TRS Contextsensitive
The TRS Contextsensitive category is concerned with the question "Will every possible sequence of rewrites eventually stop if we prohibit to rewrite within certain arguments of function symbols".
Category Motivation
Context-sensitive rewriting is a restriction of first-order term rewriting which is used, e.g., to model different evaluation strategies for the analysis of functional programming languages.
Syntax & Semantic
The syntax and the semantics of term rewrite systems are described here and specifically for context-sensitive rewriting here.
Formally, a term rewrite system R = {l1 → r1,...,ln → rn} is a finite set of rewrite rules, see [1]. Additionally, every n-ary function symbbol f has a corresponding replacement map μ(f) which indicates which arguments of f may be evaluated.

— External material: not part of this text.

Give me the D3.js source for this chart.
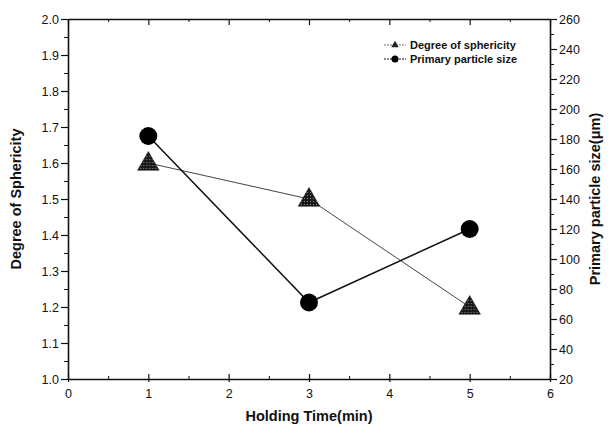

A term rewrite system R is terminating w.r.t. μ if there exists no infinite rewrite sequence s0 →R s1 →R s1 →R ... that respects the replacement map μ.
Problem
Input: A term rewrite system R and a replacement map μ
Question: Does R terminate w.r.t. μ?
Possible Outputs:
- "YES" followed by a termination proof, e.g., a ranking function proving termination of R w.r.t. μ.
- "NO" followed by a nontermination proof, e.g., a loop that indicates an infinite rewrite sequence w.r.t. μ.
- "MAYBE" (indicating that the solver cannot prove termination).
References
- [1] Franz Baader and Tobias Nipkow. Term Rewriting and All That. Cambridge University Press, 1998.